## Objective:
Return all the data, word for word.

(Entries from a dataset)
* * * *

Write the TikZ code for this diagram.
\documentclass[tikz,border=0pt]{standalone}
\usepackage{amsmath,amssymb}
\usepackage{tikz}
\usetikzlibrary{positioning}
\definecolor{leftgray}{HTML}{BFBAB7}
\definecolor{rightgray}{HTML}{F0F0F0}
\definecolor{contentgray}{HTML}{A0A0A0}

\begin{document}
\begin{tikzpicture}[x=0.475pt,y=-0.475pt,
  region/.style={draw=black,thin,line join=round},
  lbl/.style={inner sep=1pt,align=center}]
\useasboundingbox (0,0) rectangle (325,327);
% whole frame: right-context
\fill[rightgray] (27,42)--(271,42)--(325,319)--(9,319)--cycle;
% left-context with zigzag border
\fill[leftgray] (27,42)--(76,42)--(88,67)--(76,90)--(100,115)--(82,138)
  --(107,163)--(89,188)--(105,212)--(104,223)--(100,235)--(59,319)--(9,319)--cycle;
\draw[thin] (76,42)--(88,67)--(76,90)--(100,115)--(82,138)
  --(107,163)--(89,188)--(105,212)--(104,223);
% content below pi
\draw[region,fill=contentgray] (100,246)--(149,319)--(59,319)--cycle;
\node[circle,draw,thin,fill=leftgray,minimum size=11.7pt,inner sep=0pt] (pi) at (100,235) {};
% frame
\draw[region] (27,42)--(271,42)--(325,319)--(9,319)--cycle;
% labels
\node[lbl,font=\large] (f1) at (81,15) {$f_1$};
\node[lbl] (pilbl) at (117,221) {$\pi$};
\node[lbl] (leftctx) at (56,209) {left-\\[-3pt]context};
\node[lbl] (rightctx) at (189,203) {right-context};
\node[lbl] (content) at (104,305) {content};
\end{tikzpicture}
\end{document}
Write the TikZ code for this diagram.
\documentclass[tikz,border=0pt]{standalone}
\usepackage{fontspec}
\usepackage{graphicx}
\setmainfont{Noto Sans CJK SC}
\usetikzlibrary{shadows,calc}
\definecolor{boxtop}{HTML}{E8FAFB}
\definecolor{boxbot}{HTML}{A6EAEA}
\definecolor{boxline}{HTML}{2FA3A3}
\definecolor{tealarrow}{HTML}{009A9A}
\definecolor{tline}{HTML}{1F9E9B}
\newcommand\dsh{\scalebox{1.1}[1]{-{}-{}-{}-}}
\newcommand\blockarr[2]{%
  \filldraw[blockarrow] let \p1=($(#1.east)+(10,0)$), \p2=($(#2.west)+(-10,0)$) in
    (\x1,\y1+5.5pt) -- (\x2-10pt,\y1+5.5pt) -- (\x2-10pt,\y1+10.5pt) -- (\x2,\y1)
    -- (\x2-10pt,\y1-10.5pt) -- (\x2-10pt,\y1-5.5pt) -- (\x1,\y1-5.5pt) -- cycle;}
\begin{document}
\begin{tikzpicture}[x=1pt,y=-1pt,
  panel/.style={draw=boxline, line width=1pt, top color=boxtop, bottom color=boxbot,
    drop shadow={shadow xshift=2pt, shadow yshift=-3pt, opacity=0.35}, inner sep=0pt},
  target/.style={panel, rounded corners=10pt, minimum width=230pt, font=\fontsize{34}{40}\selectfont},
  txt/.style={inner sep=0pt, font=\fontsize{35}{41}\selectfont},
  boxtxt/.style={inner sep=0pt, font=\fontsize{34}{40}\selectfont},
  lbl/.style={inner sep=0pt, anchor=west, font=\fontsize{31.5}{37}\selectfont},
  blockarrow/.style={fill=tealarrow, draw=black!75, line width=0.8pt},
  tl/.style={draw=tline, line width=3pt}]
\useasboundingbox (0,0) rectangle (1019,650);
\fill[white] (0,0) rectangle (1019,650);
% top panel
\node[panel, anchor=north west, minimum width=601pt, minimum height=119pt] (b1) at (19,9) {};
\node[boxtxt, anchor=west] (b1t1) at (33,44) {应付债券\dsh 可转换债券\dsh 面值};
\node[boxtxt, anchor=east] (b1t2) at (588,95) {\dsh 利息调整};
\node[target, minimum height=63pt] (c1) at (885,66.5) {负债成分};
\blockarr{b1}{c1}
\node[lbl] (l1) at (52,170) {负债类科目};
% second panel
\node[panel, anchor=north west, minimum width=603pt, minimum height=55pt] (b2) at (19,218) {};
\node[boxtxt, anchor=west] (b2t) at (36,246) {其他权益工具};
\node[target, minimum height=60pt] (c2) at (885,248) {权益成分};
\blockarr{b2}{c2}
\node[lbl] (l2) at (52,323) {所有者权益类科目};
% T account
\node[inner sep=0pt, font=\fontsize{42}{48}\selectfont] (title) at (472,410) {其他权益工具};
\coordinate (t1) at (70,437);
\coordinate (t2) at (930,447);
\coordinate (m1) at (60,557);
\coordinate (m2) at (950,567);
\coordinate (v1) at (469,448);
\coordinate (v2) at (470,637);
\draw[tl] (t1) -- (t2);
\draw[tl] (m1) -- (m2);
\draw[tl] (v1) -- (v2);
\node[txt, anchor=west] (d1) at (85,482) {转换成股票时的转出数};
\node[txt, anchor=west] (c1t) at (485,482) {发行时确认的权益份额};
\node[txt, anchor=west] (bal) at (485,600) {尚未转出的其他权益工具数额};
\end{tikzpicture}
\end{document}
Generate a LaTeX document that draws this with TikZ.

* * * *

## Solution to this task:
Write the TikZ code for this diagram.
\documentclass[tikz,border=0pt]{standalone}
\usepackage{amsmath,amssymb}
\usepackage{tikz}
\usetikzlibrary{positioning}
\definecolor{leftgray}{HTML}{BFBAB7}
\definecolor{rightgray}{HTML}{F0F0F0}
\definecolor{contentgray}{HTML}{A0A0A0}

\begin{document}
\begin{tikzpicture}[x=0.475pt,y=-0.475pt,
  region/.style={draw=black,thin,line join=round},
  lbl/.style={inner sep=1pt,align=center}]
\useasboundingbox (0,0) rectangle (325,327);
% whole frame: right-context
\fill[rightgray] (27,42)--(271,42)--(325,319)--(9,319)--cycle;
% left-context with zigzag border
\fill[leftgray] (27,42)--(76,42)--(88,67)--(76,90)--(100,115)--(82,138)
  --(107,163)--(89,188)--(105,212)--(104,223)--(100,235)--(59,319)--(9,319)--cycle;
\draw[thin] (76,42)--(88,67)--(76,90)--(100,115)--(82,138)
  --(107,163)--(89,188)--(105,212)--(104,223);
% content below pi
\draw[region,fill=contentgray] (100,246)--(149,319)--(59,319)--cycle;
\node[circle,draw,thin,fill=leftgray,minimum size=11.7pt,inner sep=0pt] (pi) at (100,235) {};
% frame
\draw[region] (27,42)--(271,42)--(325,319)--(9,319)--cycle;
% labels
\node[lbl,font=\large] (f1) at (81,15) {$f_1$};
\node[lbl] (pilbl) at (117,221) {$\pi$};
\node[lbl] (leftctx) at (56,209) {left-\\[-3pt]context};
\node[lbl] (rightctx) at (189,203) {right-context};
\node[lbl] (content) at (104,305) {content};
\end{tikzpicture}
\end{document}
Write the TikZ code for this diagram.
\documentclass[tikz,border=0pt]{standalone}
\usepackage{fontspec}
\usepackage{graphicx}
\setmainfont{Noto Sans CJK SC}
\usetikzlibrary{shadows,calc}
\definecolor{boxtop}{HTML}{E8FAFB}
\definecolor{boxbot}{HTML}{A6EAEA}
\definecolor{boxline}{HTML}{2FA3A3}
\definecolor{tealarrow}{HTML}{009A9A}
\definecolor{tline}{HTML}{1F9E9B}
\newcommand\dsh{\scalebox{1.1}[1]{-{}-{}-{}-}}
\newcommand\blockarr[2]{%
  \filldraw[blockarrow] let \p1=($(#1.east)+(10,0)$), \p2=($(#2.west)+(-10,0)$) in
    (\x1,\y1+5.5pt) -- (\x2-10pt,\y1+5.5pt) -- (\x2-10pt,\y1+10.5pt) -- (\x2,\y1)
    -- (\x2-10pt,\y1-10.5pt) -- (\x2-10pt,\y1-5.5pt) -- (\x1,\y1-5.5pt) -- cycle;}
\begin{document}
\begin{tikzpicture}[x=1pt,y=-1pt,
  panel/.style={draw=boxline, line width=1pt, top color=boxtop, bottom color=boxbot,
    drop shadow={shadow xshift=2pt, shadow yshift=-3pt, opacity=0.35}, inner sep=0pt},
  target/.style={panel, rounded corners=10pt, minimum width=230pt, font=\fontsize{34}{40}\selectfont},
  txt/.style={inner sep=0pt, font=\fontsize{35}{41}\selectfont},
  boxtxt/.style={inner sep=0pt, font=\fontsize{34}{40}\selectfont},
  lbl/.style={inner sep=0pt, anchor=west, font=\fontsize{31.5}{37}\selectfont},
  blockarrow/.style={fill=tealarrow, draw=black!75, line width=0.8pt},
  tl/.style={draw=tline, line width=3pt}]
\useasboundingbox (0,0) rectangle (1019,650);
\fill[white] (0,0) rectangle (1019,650);
% top panel
\node[panel, anchor=north west, minimum width=601pt, minimum height=119pt] (b1) at (19,9) {};
\node[boxtxt, anchor=west] (b1t1) at (33,44) {应付债券\dsh 可转换债券\dsh 面值};
\node[boxtxt, anchor=east] (b1t2) at (588,95) {\dsh 利息调整};
\node[target, minimum height=63pt] (c1) at (885,66.5) {负债成分};
\blockarr{b1}{c1}
\node[lbl] (l1) at (52,170) {负债类科目};
% second panel
\node[panel, anchor=north west, minimum width=603pt, minimum height=55pt] (b2) at (19,218) {};
\node[boxtxt, anchor=west] (b2t) at (36,246) {其他权益工具};
\node[target, minimum height=60pt] (c2) at (885,248) {权益成分};
\blockarr{b2}{c2}
\node[lbl] (l2) at (52,323) {所有者权益类科目};
% T account
\node[inner sep=0pt, font=\fontsize{42}{48}\selectfont] (title) at (472,410) {其他权益工具};
\coordinate (t1) at (70,437);
\coordinate (t2) at (930,447);
\coordinate (m1) at (60,557);
\coordinate (m2) at (950,567);
\coordinate (v1) at (469,448);
\coordinate (v2) at (470,637);
\draw[tl] (t1) -- (t2);
\draw[tl] (m1) -- (m2);
\draw[tl] (v1) -- (v2);
\node[txt, anchor=west] (d1) at (85,482) {转换成股票时的转出数};
\node[txt, anchor=west] (c1t) at (485,482) {发行时确认的权益份额};
\node[txt, anchor=west] (bal) at (485,600) {尚未转出的其他权益工具数额};
\end{tikzpicture}
\end{document}
Generate a LaTeX document that draws this with TikZ.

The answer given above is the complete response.